Ex-Sonic wins game for Cavs, who down Bulls


Cleveland's Ronald Murray shoots over a pair of Chicago defenders in win. 
 (Associated Press / The Spokesman-Review)
Associated Press The Spokesman-Review

LeBron James had the ball. Ronald Murray had the open look.

So James passed to his teammate, and Murray responded by making a 3-pointer from the right side with 3.9 seconds remaining to lift the Cleveland Cavaliers to a 92-91 victory over the Chicago Bulls on Thursday night.

The Cavaliers then held their breath as Andres Nocioni missed a 3-pointer at the buzzer. With that, Cleveland snapped a five-game losing streak after blowing a 25-point lead.

Murray, acquired from Seattle at the trade deadline, scored 11 of his 13 points in the fourth quarter.

The winning shot came after Kirk Hinrich went 1 of 2 from the free-throw line to give the Bulls a 91-89 lead with 11 seconds left.
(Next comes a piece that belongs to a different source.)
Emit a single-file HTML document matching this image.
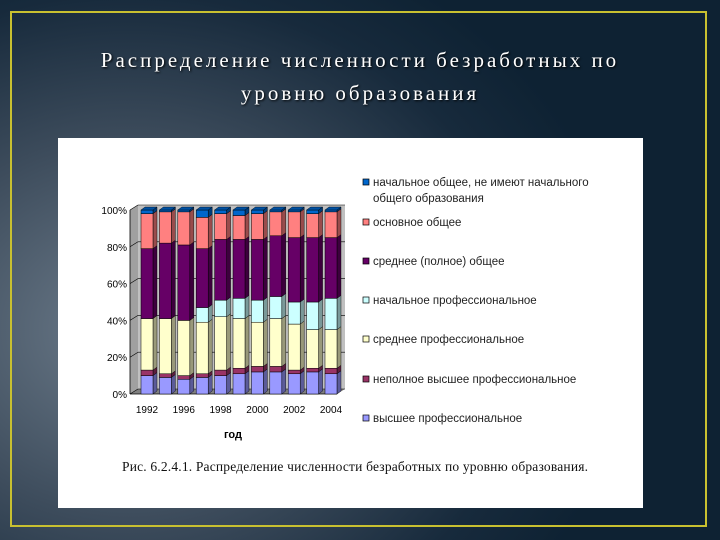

With James driving toward the basket, Nocioni helped and left open Murray – a 20-percent 3-point shooter.

“My man came off me to slide over on LeBron,” Murray said. “He left me wide open. The look I had felt good, and the shot felt good.”

James had no qualms about passing out to Murray for that shot.

“It was the right thing to do,” he said.

Coach Mike Brown agreed.

“Everyone thinks that LeBron has to take that last shot, but he’s a guy who will pass it back to the open guy,” Brown said. “He did the right thing. He drove extremely hard to the rim, and they collapsed on him.”

After a timeout, Nocioni was supposed to hand the ball to Ben Gordon, but Eric Snow prevented that. Nocioni had to force a 3 at the buzzer.

Spurs 98, Mavericks 89: At San Antonio, Michael Finley scored 11 of his 15 points in the fourth quarter against his former team, and San Antonio beat Dallas in a matchup of the top teams in the Western Conference.

With the victory, the Spurs leapfrogged over the Mavs to the top spot in the West.

The teams have identical 45-12 records, but San Antonio holds a 2-1 advantage in head-to-head play.

The win was also the 500th for Spurs coach Gregg Popovich, who took over the team during the 1996-97 season.